Ieri è finito con una serie di battute tra papa Francesco ed il cardinale Bagnasco il breve saluto del pontefice all'apertura dei lavori della 70ma Assemblea Generale della Conferenza Episcopale Italiana (C.E.I.) che vedrà la nomina di un nuovo presidente in sostituzione dell'arcivescovo di Genova.
Questa assemblea segna la fine del mandato di presidente della Cei da parte di Bagnasco che, in attesa della nomina del successore, oggi ha pronunciato il proprio discorso di addio toccando numerosi temi nel fare un bilancio del proprio mandato: cultura, politica, famiglia, lavoro, giovani, politica soliarietà...
Alla fine del proprio intervento, il cardinale si è rivolto ai presenti, e più in generale ai preti italiani, per ringraziarli del proprio lavoro: «Noi apparteniamo a voi come voi appartenete a noi: non possiamo concepirci isolati, figli di noi stessi, sacerdoti solitari. Non abbiamo da inventarci, ci ha inventati Cristo.
Da questo sguardo di appartenenza e di gratitudine muove anche il Sussidio sul rinnovamento del clero a partire dalla formazione permanente, che rende disponibile il frutto del lavoro collegiale che ci ha visti coinvolti nel recente passato per mettere a punto proposte qualificate e percorsi di comunione necessari a realizzarle.»
Il cardinale ha ringraziato i sacerdoti italiani «per il generoso apostolato che si declina nella prossimità alla gente, nella fedeltà agli impegni sacerdotali, nella dedizione più forte degli anni, nell’obbedienza di fede.
Voi siete così, e nessuna ombra, per quanto dolorosa di limite o di peccato, potrà offuscare o infangare questa realtà. Continuate a starci vicini, così come noi desideriamo con voi, e aiutateci ad esservi padri e pastori.
Non ci nascondiamo le contraddizioni, l’avanzata del secolarismo e il rischio che l’umano si dissolva.
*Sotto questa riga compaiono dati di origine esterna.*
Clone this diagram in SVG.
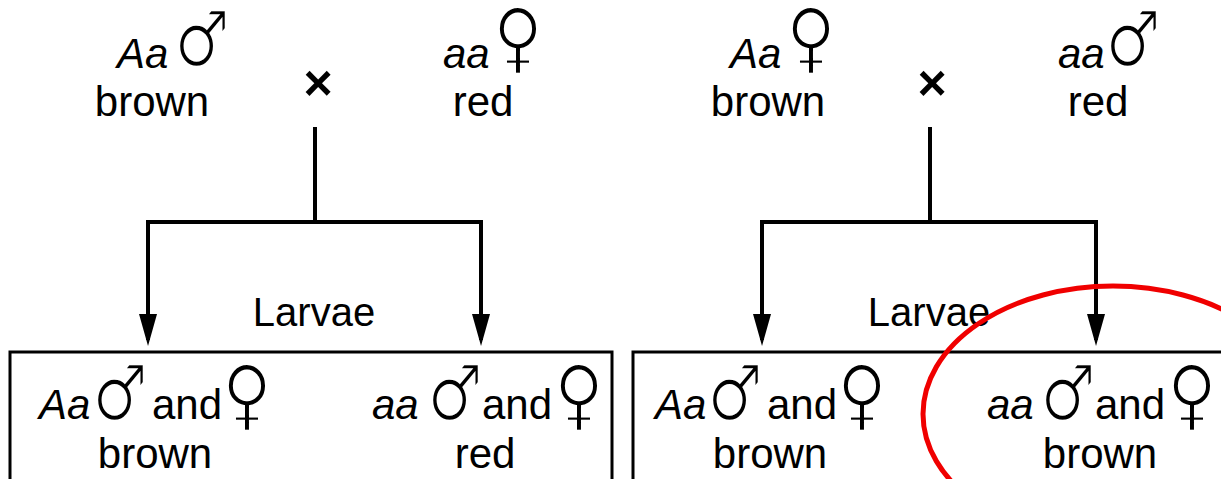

L’uomo occidentale appare confuso e smarrito sulla proprio identità e sul suo stesso destino. Ma dentro a questo groviglio, è presente una opportunità che pian piano emerge dalla coscienza distratta, si fa voce, si trasforma in attesa, diventa invocazione: è l’alba del risveglio!
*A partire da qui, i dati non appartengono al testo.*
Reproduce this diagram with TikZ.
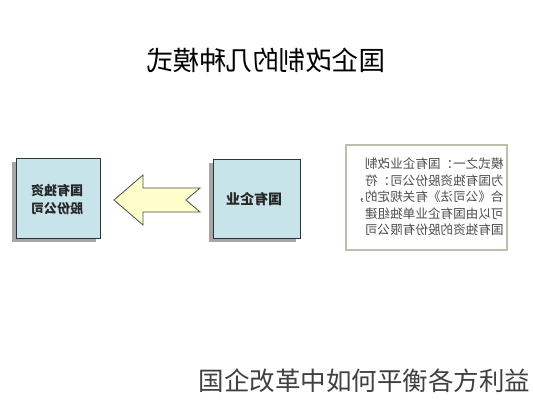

Ecco la grazia che non deve cogliere noi come Pastori assonnati, stanchi, inerti. Sì, è l’ora del risveglio della coscienza, il risveglio dell’anima. La confusione, l’angoscia diffusa possono indurre a una più intensa distrazione per paura di pensare, ma possono invece condurre a risvegliarsi e porre le domande decisive. Il risveglio sarà a volte timido e intermittente come la rugiada che penetra, a volte improvviso e tumultuoso come un fulmine. Ma il processo è iniziato e nessuno potrà fermarlo, perché l’uomo non può vivere a lungo senza verità.
Concludo questi dieci anni con un profondo e commosso ringraziamento a ciascuno di voi: abbiamo camminato insieme, arricchendoci vicendevolmente. Ho sentito la conoscenza nostra aumentare e impastarsi di stima, benevolenza e amicizia vicendevole. Tutto, allora, è diventato più facile e leggero, anche più bello.
I momenti più delicati ci hanno aiutato a stringerci di più gli uni agli altri come i discepoli sulla barca nel mare in tempesta e guardare a Lui, il Signore, il Timoniere della Chiesa e della storia. E, sempre più uniti, abbiamo compiuto la traversata a cui l’ora ci chiamava.»
L'ultima parte del discorso di Bagnasco è stata segnata dalla evidente commozione del cardinale, in difficoltà nel continuare a leggere il proprio discorso e dai vescovi che, alzatisi in piedi, lo hanno a lungo applaudito.